Last Wednesday I found myself eating lunch with one of our ED doctors. I have seen him quite a few times since I started working at the healthplex, and I thought he looked familiar. I just had this feeling that it was him. I always wondered if he recognized me also. I thought I should say something, partly because I wanted to know and also because if it was him I wanted to tell him we went on to have two beautiful, healthy daughters. I found myself alone with him in the room, and I just did it. I asked him if he worked at any other campuses. He said yes, pretty much all of them. I asked if he had ever worked at the children's ED. He said yes again, and then why. I wasn't sure how to say it. I said I probably shouldn't have said anything, but I thought you looked familiar and I thought he was the doctor working the night Luke went to Heaven. He remembered being on the phone with UNC, and I asked him if he had lost a child. He said yes their first son. So, right then I knew it was him. It was hard, so many feelings came back. Feelings that I have been keeping bottled up. I realized this could happen again 20 years from now.
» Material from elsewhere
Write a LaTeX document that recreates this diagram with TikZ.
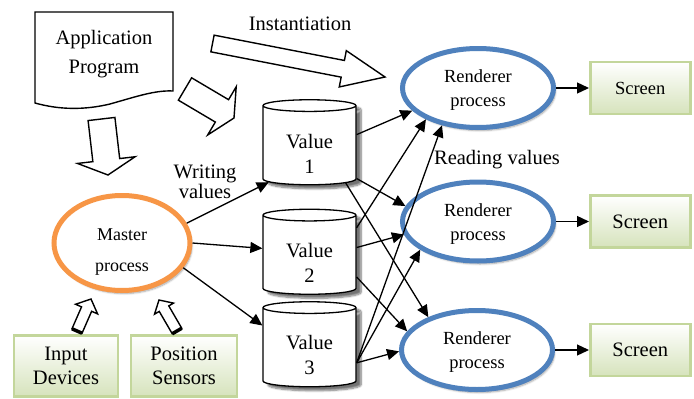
\documentclass[tikz,border=0pt]{standalone}
\usepackage{fontspec}
\setmainfont{Liberation Serif}
\usepackage{tikz}
\usetikzlibrary{
  arrows.meta,
  positioning,
  shapes.geometric,
  calc,
  shadows.blur
}
\definecolor{rendblue}{RGB}{79,129,189}
\definecolor{masterorange}{RGB}{247,150,70}
\definecolor{screenline}{RGB}{195,214,155}
\definecolor{screenfill}{RGB}{214,227,188}
\tikzset{
  procbox/.style={ellipse, fill=white, line width=5pt,
    align=center, inner sep=0pt,
    blur shadow={shadow xshift=2pt, shadow yshift=-3pt,
      shadow blur steps=6, shadow opacity=35}},
  rendbox/.style={procbox, draw=rendblue,
    minimum width=151pt, minimum height=79pt,
    font=\fontsize{18.5}{24}\selectfont},
  masterbox/.style={procbox, draw=masterorange,
    minimum width=136pt, minimum height=95pt,
    font=\fontsize{18}{31}\selectfont},
  greenbox/.style={draw=screenline, line width=2.5pt,
    top color=white, bottom color=screenfill,
    align=center, inner sep=0pt,
    font=\fontsize{20.5}{24}\selectfont},
  valuebox/.style={cylinder, shape border rotate=90, aspect=0.25,
    draw, line width=1.3pt, fill=white,
    minimum width=93pt, minimum height=85pt,
    align=center, inner sep=0pt,
    font=\fontsize{20.5}{25}\selectfont,
    blur shadow={shadow xshift=5pt, shadow yshift=-4pt,
      shadow blur steps=8, shadow opacity=55}},
  arr/.style={-{Triangle[length=12pt, width=11pt]}, line width=1.3pt},
  fatline/.style={draw, line width=1.4pt, fill=white, line join=miter},
  lbl/.style={align=center, font=\fontsize{20.5}{20}\selectfont},
}
% hollow block arrow: tail, tip, shaft half width, head half width, head length
\newcommand{\fatarrow}[5]{%
  \coordinate (hb) at ($(#2)!#5!(#1)$);
  \draw[fatline] ($(#1)!#3!90:(#2)$) -- ($(hb)!#3!-90:(#1)$)
    -- ($(hb)!#4!-90:(#1)$) -- (#2) -- ($(hb)!#4!90:(#1)$)
    -- ($(hb)!#3!90:(#1)$) -- ($(#1)!#3!-90:(#2)$) -- cycle;}

\begin{document}
\begin{tikzpicture}[x=1pt, y=-1pt]
  \useasboundingbox (0,0) rectangle (694,399);

  % Application program
  \draw[line width=1.4pt, fill=white] (35,12) -- (173,12) -- (173,91)
    .. controls (155,90) and (135,97) .. (110,104)
    .. controls (85,110) and (60,110) .. (35,103) -- cycle;
  \node[align=center, font=\fontsize{20.5}{29}\selectfont] (app) at (104,54)
    {Application\\Program};

  % Processes
  \node[masterbox] (master) at (122,243) {\rule{0pt}{29pt}Master\\process};
  \node[rendbox] (r1) at (478,88) {\rule{0pt}{17pt}Renderer\\process};
  \node[rendbox] (r2) at (478,221.5) {\rule{0pt}{17pt}Renderer\\process};
  \node[rendbox] (r3) at (477,350) {\rule{0pt}{17pt}Renderer\\process};

  % Shared values
  \node[valuebox] (v1) at (309.5,145.5) {\rule{0pt}{30pt}Value\\1};
  \node[valuebox] (v2) at (309.5,255) {\rule{0pt}{30pt}Value\\2};
  \node[valuebox] (v3) at (309.5,347.5) {\rule{0pt}{30pt}Value\\3};

  % Screens and inputs
  \node[greenbox, minimum width=100pt, minimum height=52pt,
        font=\fontsize{18.5}{24}\selectfont, right=33pt of r1] (s1) {Screen};
  \node[greenbox, minimum width=100pt, minimum height=52pt, right=33pt of r2] (s2) {Screen};
  \node[greenbox, minimum width=100pt, minimum height=52pt, right=34pt of r3] (s3) {Screen};
  \node[greenbox, minimum width=104pt, minimum height=61pt] (inp) at (66,366) {Input\\Devices};
  \node[greenbox, minimum width=106pt, minimum height=61pt] (pos) at (184,366) {Position\\Sensors};

  % Block arrows
  \coordinate (insttail) at (212.5,43.5);
  \coordinate (insttip) at (385,77);
  \coordinate (apptail) at (185,89);
  \coordinate (apptip) at (234,118);
  \coordinate (downtail) at (101.5,119);
  \coordinate (downtip) at (108,175);
  \coordinate (inptail) at (77,331);
  \coordinate (inptip) at (91,299);
  \coordinate (postail) at (177,331);
  \coordinate (postip) at (159,300);
  \fatarrow{insttail}{insttip}{8.5pt}{18.5pt}{43pt}
  \fatarrow{apptail}{apptip}{13pt}{28pt}{14pt}
  \fatarrow{downtail}{downtip}{13.5pt}{29pt}{15pt}
  \fatarrow{inptail}{inptip}{5.5pt}{12pt}{11pt}
  \fatarrow{postail}{postip}{5.5pt}{11pt}{10pt}
  \draw[line width=3.5pt] ($(inptail)!5.5pt!90:(inptip)$) -- ($(inptail)!5.5pt!-90:(inptip)$);
  \draw[line width=3.5pt] ($(postail)!5.5pt!90:(postip)$) -- ($(postail)!5.5pt!-90:(postip)$);

  % Arrows
  \draw[arr] (master.17) -- (v1.222);
  \draw[arr] (master.0) -- (v2.172);
  \draw[arr] (master.-22) -- (v3.155);
  \draw[arr] (v1.13) -- (r1.199);
  \draw[arr] (v1.-35) -- (r2.168);
  \draw[arr] (v1.-46) -- (r3.146);
  \draw[arr] (v2.30) -- (r1.211);
  \draw[arr] (v2.9) -- (r2.190);
  \draw[arr] (v2.-25) -- (r3.165);
  \draw[arr] (v3.-18) -- (r1.226);
  \draw[arr] (v3.-18) -- (r2.206);
  \draw[arr] (v3.-18) -- (r3.181);
  \draw[arr] (r1) -- (s1);
  \draw[arr] (r2) -- (s2);
  \draw[arr] (r3) -- (s3);

  % Labels
  \node[lbl] (inst) at (300,24) {Instantiation};
  \node[lbl] (writing) at (205,182) {Writing\\values};
  \node[lbl] (reading) at (497,160) {Reading values};
\end{tikzpicture}
\end{document}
We could be out somewhere and run into someone from UNC. He asked if we had other children, and I told him we had two beautiful daughters. As I was leaving I told him we really appreciated all he did. I felt bad bringing everything up-you know you are the doctor that worked on our son and then he died. I think the whole situation was sort of awkward-how could it not be? However, I am glad I did it. It is hard losing Luke and not having our son here with us, but I am so thankful for these beautiful daughters. They are my sunshine!
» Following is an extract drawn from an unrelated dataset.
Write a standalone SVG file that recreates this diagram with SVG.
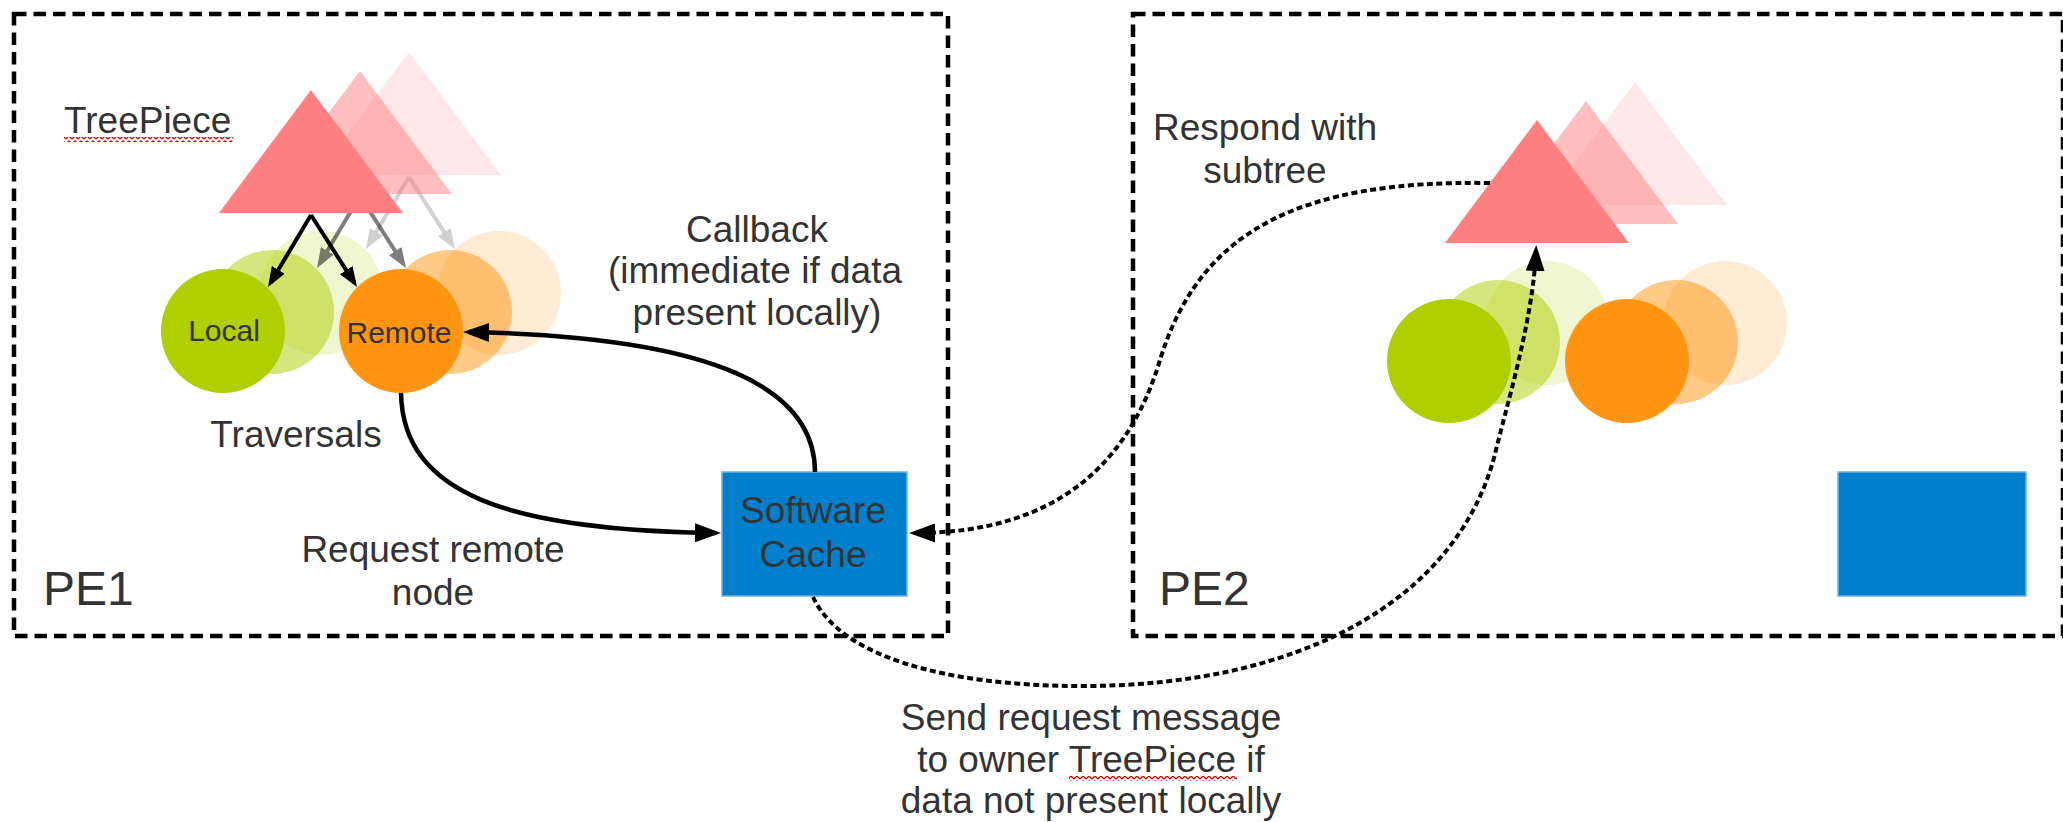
<svg xmlns="http://www.w3.org/2000/svg" xmlns:xlink="http://www.w3.org/1999/xlink" width="2063" height="822" viewBox="0 0 2063 822">
  <style>
    .lbl { font-family: "Liberation Sans", Arial, sans-serif; font-size: 37px; fill: #333333; }
    .mid { text-anchor: middle; }
    .pe { font-size: 48px; }
    .small { font-size: 30px; }
    .frame { fill: none; stroke: #000; stroke-width: 4.5; stroke-dasharray: 12.5 7; }
    .cache { fill: #0080cc; stroke: #6cb4e4; stroke-width: 1.5; }
    .solid { fill: none; stroke: #000; stroke-width: 4.5; }
    .dotted { fill: none; stroke: #000; stroke-width: 4; stroke-dasharray: 6 3.5; }
    .thin { fill: none; stroke: #000; stroke-width: 4; }
  </style>
  <defs>
    <marker id="head-sm" viewBox="0 0 20 15" refX="15" refY="7.5" markerWidth="20" markerHeight="15" markerUnits="userSpaceOnUse" orient="auto">
      <path d="M0 0 L20 7.5 L0 15 Z" fill="#000"/>
    </marker>
    <marker id="head-lg" viewBox="0 0 26 19" refX="20" refY="9.5" markerWidth="26" markerHeight="19" markerUnits="userSpaceOnUse" orient="auto">
      <path d="M0 0 L26 9.5 L0 19 Z" fill="#000"/>
    </marker>
    <pattern id="squiggle" width="6" height="5" patternUnits="userSpaceOnUse">
      <path d="M0 4 L3 1 L6 4" fill="none" stroke="#e00000" stroke-width="1.3"/>
    </pattern>
    <!-- one tree piece: its subtree triangle and its two traversal discs -->
    <g id="tp-shape">
      <polygon points="311,90 403,213 219,213" fill="#ff8080"/>
      <circle cx="223" cy="331" r="62" fill="#afcf00"/>
      <circle cx="401" cy="331" r="62" fill="#ff9510"/>
    </g>
    <g id="tp-arrows">
      <path class="thin" d="M311 215 L270.6 282.7" marker-end="url(#head-sm)"/>
      <path class="thin" d="M311 215 L354.3 282.8" marker-end="url(#head-sm)"/>
    </g>
  </defs>

  <rect width="2063" height="822" fill="#ffffff"/>

  <!-- processing element 1 -->
  <g id="pe1">
    <rect class="frame" x="14" y="14" width="934" height="622"/>
    <text class="lbl pe" x="43" y="605">PE1</text>
  </g>

  <!-- processing element 2 -->
  <g id="pe2">
    <rect class="frame" x="1133" y="14" width="930" height="622"/>
    <text class="lbl pe" x="1159" y="605">PE2</text>
  </g>

  <!-- tree pieces on PE1, back copies fading out -->
  <g id="pe1-treepieces">
    <g opacity="0.18" transform="translate(98,-38)">
      <use xlink:href="#tp-shape"/>
      <use xlink:href="#tp-arrows"/>
    </g>
    <g opacity="0.5" transform="translate(49,-19)">
      <use xlink:href="#tp-shape"/>
      <use xlink:href="#tp-arrows"/>
    </g>
    <use xlink:href="#tp-shape"/>
    <use xlink:href="#tp-arrows"/>
    <text class="lbl small mid" x="224" y="341">Local</text>
    <text class="lbl small mid" x="399" y="343">Remote</text>
  </g>

  <g id="treepiece-label">
    <text class="lbl" x="64" y="133" style="font-size:37px">TreePiece</text>
    <rect x="64" y="137" width="169" height="5" fill="url(#squiggle)"/>
  </g>

  <g id="traversals-label">
    <text class="lbl mid" x="296" y="447">Traversals</text>
  </g>

  <!-- tree pieces on PE2 -->
  <g id="pe2-treepieces" transform="translate(1226,30)">
    <g opacity="0.18" transform="translate(98,-38)">
      <use xlink:href="#tp-shape"/>
    </g>
    <g opacity="0.5" transform="translate(49,-19)">
      <use xlink:href="#tp-shape"/>
    </g>
    <use xlink:href="#tp-shape"/>
  </g>

  <!-- software caches -->
  <g id="cache-pe1">
    <rect class="cache" x="722" y="472" width="185" height="124"/>
    <text class="lbl mid" x="813" y="523">Software</text>
    <text class="lbl mid" x="813" y="567">Cache</text>
  </g>
  <g id="cache-pe2">
    <rect class="cache" x="1838" y="472" width="188" height="124"/>
  </g>

  <!-- connectors -->
  <g id="connectors">
    <path id="request" class="solid" d="M401 393 C403 495 510 530 715 533" marker-end="url(#head-lg)"/>
    <path id="callback" class="solid" d="M815 472 C815 390 720 337 469 332" marker-end="url(#head-lg)"/>
    <path id="respond" class="dotted" d="M1490 183 C1300 180 1200 230 1160 360 C1130 460 1060 533 915 533" marker-end="url(#head-lg)"/>
    <path id="send" class="dotted" d="M813 597 C840 655 940 686 1083 686 C1300 686 1460 600 1496 450 C1506 408 1533 320 1536 251" marker-end="url(#head-lg)"/>
  </g>

  <!-- connector labels -->
  <g id="labels">
    <text class="lbl mid" x="757" y="242">Callback</text>
    <text class="lbl mid" x="755" y="283">(immediate if data</text>
    <text class="lbl mid" x="757" y="325">present locally)</text>

    <text class="lbl mid" x="433" y="562">Request remote</text>
    <text class="lbl mid" x="433" y="605">node</text>

    <text class="lbl mid" x="1265" y="140">Respond with</text>
    <text class="lbl mid" x="1265" y="183">subtree</text>

    <text class="lbl mid" x="1091" y="730">Send request message</text>
    <text class="lbl mid" x="1091" y="772">to owner TreePiece if</text>
    <rect x="1069" y="776" width="168" height="5" fill="url(#squiggle)"/>
    <text class="lbl mid" x="1091" y="813">data not present locally</text>
  </g>
</svg>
Yesterday we took both girls up to our field to do a photo shoot. I thought we would put them in their Christmas dresses and try to get a few good pictures of them together. Of course it didn't happen. I'm really not surprised I just thought maybe I could get some good pictures. Oh well, this is about the best one of both of them!
I think it is kind of a cool picture, but I think my exposure or white balance was off. I will just have to keep practicing. Today Dad went to church with me and the girls. The choir sang the cantata, so it was really nice. Then tonight we went to Krista's church for their Christmas program. Ashley sang and sounded great!